### What to do:
From the listing below, pull out all lines with "this" in them.

Rows from a dataset of charts and code
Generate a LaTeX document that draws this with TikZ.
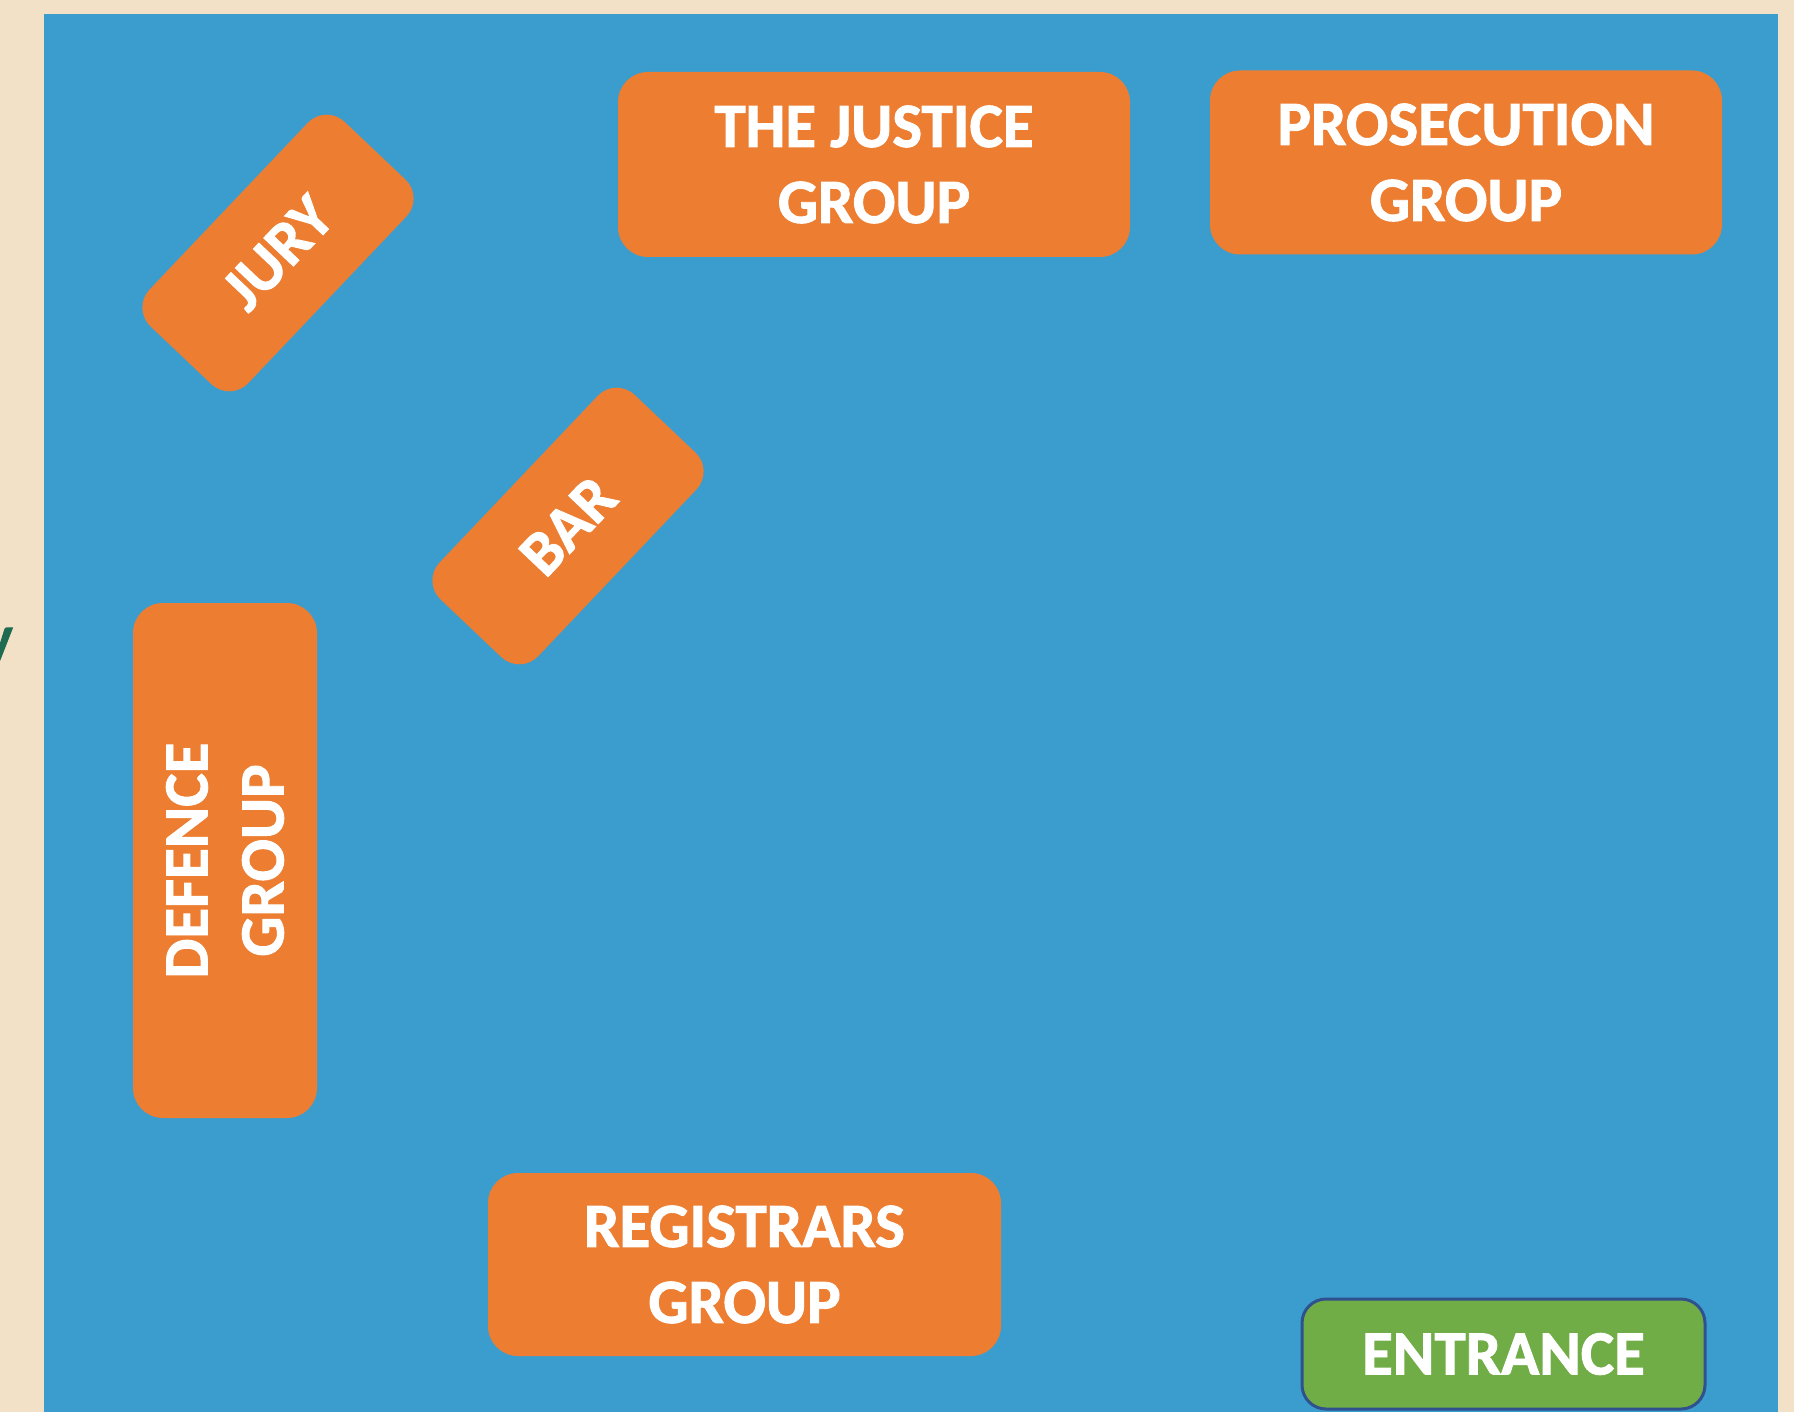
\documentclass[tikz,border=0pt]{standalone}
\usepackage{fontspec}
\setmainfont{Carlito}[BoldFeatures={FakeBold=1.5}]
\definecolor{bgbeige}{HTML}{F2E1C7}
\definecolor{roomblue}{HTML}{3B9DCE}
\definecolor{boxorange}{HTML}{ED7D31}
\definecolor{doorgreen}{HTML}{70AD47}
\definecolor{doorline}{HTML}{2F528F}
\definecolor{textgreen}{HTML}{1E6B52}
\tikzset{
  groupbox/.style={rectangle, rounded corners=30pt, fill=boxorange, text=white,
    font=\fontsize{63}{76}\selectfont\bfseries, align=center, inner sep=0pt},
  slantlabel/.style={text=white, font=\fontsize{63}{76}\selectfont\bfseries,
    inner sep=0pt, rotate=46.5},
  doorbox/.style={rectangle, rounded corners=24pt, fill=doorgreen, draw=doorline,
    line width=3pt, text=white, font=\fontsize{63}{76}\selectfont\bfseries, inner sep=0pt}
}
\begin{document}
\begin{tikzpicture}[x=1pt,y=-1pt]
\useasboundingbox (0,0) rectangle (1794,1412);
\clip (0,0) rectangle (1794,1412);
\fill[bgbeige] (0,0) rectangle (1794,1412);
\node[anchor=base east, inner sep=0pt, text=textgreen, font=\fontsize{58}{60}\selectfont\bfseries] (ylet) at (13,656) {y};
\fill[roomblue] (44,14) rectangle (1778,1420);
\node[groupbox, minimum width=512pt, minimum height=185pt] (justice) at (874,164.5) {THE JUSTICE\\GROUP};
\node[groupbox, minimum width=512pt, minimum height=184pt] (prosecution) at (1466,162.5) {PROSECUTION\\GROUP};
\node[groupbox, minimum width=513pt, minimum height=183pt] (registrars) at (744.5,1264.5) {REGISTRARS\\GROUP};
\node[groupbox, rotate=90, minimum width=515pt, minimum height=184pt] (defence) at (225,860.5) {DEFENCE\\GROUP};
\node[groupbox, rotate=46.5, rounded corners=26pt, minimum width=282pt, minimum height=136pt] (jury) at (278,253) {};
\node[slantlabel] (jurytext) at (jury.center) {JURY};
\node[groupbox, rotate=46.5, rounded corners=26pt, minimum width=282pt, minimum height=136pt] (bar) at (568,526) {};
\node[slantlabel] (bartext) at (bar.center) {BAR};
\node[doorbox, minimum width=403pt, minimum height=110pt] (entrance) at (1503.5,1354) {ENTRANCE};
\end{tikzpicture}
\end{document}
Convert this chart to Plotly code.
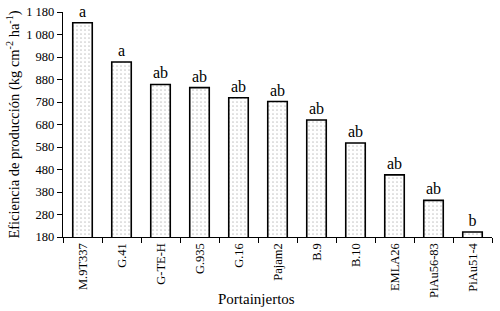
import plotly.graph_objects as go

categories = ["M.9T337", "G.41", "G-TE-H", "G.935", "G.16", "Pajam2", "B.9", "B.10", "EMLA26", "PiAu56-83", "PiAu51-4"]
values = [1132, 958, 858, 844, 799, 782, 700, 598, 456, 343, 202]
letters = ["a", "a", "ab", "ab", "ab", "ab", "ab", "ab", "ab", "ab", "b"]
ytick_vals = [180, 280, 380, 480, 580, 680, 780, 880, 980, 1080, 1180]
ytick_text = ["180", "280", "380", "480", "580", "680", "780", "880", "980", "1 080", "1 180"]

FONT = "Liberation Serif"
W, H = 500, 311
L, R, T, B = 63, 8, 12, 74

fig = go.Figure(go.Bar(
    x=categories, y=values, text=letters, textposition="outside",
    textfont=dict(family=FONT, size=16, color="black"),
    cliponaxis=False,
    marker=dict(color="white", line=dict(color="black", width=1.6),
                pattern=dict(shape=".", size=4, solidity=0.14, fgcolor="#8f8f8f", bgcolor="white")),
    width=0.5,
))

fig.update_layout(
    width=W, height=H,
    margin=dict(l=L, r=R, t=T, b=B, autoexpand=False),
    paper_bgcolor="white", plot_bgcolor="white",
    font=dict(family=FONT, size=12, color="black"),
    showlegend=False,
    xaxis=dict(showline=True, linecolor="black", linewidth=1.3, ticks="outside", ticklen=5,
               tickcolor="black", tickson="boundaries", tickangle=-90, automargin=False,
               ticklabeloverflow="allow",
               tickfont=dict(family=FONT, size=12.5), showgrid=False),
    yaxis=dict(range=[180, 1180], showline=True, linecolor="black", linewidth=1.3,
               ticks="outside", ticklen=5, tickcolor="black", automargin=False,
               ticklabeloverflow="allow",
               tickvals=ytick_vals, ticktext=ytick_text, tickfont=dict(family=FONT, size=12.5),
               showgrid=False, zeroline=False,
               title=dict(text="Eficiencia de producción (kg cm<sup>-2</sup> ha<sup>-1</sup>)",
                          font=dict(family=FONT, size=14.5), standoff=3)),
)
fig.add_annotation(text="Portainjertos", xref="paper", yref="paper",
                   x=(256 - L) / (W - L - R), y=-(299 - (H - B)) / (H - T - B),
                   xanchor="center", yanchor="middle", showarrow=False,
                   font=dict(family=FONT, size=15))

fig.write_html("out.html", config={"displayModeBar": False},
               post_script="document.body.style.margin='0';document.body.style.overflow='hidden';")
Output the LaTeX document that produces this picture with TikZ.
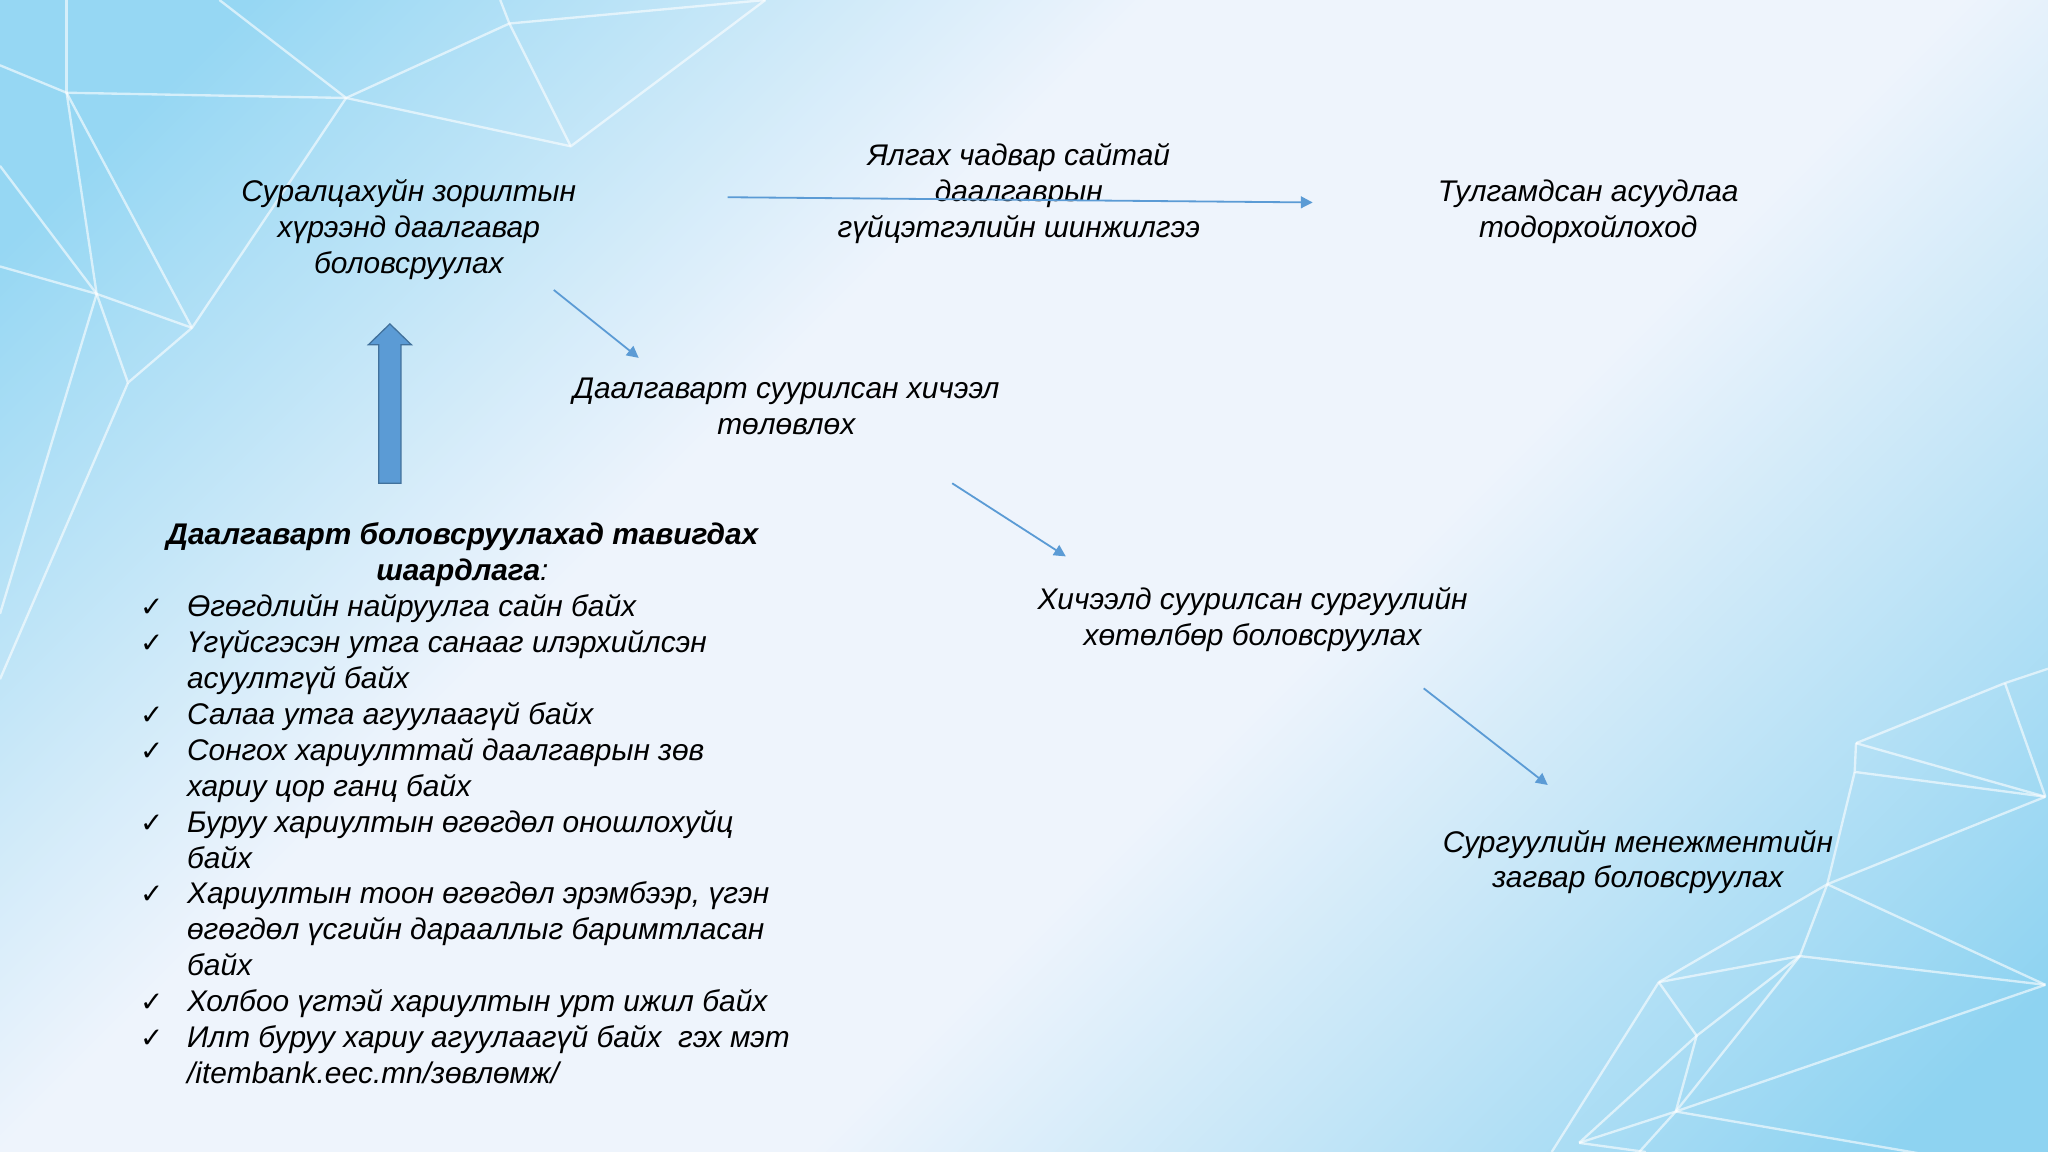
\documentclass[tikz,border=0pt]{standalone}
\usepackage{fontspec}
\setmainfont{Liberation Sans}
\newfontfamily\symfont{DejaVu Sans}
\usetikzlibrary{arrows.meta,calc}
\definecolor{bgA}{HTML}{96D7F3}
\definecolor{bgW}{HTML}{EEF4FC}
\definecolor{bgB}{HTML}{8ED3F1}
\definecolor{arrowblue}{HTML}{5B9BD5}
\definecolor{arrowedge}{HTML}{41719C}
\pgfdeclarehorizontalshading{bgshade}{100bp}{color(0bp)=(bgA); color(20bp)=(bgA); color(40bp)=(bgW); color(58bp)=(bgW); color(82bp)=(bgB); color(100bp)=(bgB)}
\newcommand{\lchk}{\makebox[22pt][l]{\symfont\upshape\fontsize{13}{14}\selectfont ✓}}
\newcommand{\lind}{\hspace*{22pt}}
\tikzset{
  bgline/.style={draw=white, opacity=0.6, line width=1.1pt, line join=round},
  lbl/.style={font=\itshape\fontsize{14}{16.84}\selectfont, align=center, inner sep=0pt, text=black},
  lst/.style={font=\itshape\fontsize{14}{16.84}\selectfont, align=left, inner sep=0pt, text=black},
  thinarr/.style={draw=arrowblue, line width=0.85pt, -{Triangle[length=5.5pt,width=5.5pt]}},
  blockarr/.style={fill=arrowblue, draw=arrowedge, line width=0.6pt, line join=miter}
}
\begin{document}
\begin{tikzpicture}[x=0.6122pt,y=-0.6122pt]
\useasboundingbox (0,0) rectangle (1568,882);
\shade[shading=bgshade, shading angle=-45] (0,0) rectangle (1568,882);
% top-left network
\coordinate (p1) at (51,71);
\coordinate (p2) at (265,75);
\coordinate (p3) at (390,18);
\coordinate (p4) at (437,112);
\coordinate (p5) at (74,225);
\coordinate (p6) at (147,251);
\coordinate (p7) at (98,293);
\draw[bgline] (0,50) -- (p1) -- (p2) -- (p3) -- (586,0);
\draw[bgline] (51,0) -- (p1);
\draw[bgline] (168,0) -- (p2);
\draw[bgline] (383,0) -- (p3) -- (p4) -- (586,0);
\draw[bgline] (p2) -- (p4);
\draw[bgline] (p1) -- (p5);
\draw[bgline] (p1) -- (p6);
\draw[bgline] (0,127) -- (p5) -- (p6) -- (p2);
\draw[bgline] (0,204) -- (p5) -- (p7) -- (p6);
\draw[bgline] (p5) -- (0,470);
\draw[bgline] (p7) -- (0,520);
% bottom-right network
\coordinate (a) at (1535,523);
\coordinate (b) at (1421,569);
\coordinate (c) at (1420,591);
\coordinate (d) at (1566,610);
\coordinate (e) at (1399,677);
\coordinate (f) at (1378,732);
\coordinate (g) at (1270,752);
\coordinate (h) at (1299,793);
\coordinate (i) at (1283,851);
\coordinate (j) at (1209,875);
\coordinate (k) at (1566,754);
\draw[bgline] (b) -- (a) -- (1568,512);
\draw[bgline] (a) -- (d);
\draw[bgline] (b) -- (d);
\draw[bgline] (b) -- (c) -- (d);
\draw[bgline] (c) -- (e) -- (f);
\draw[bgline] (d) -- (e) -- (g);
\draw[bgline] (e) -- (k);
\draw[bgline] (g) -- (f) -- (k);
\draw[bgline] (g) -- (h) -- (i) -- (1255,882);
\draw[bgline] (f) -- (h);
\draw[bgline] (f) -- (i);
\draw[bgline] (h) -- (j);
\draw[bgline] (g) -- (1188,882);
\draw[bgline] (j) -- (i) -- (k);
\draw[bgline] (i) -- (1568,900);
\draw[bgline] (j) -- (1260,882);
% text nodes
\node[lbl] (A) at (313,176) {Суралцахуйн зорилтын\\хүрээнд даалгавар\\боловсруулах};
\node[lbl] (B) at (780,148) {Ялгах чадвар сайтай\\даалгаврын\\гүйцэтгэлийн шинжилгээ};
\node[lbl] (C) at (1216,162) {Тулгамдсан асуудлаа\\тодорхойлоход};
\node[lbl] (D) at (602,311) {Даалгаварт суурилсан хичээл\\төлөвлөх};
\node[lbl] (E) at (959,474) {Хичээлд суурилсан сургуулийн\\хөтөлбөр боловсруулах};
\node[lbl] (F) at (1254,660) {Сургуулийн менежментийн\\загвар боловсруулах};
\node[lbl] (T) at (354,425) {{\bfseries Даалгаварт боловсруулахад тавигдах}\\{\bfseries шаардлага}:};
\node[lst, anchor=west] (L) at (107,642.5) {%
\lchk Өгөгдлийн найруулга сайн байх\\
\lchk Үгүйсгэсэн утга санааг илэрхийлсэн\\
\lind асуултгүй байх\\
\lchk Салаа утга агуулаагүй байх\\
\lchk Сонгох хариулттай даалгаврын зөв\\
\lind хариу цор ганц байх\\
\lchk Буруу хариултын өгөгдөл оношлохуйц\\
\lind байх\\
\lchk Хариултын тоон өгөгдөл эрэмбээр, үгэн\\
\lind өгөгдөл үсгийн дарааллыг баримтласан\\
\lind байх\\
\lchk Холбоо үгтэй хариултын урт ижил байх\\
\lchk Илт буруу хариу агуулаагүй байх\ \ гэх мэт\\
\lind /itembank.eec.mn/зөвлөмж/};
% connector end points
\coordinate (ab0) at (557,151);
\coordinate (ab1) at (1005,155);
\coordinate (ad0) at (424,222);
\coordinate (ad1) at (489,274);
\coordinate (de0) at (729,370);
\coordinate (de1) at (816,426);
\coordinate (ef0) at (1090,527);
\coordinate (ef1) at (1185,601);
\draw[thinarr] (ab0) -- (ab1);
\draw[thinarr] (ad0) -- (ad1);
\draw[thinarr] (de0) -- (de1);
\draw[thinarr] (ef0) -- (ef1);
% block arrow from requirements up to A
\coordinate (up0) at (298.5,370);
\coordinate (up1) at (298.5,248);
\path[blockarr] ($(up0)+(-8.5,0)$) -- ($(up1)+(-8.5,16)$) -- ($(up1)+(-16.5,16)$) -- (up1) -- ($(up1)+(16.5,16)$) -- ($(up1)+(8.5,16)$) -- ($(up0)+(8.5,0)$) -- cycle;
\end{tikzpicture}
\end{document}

### Task answer:
Generate a LaTeX document that draws this with TikZ.
Convert this chart to Plotly code.
Output the LaTeX document that produces this picture with TikZ.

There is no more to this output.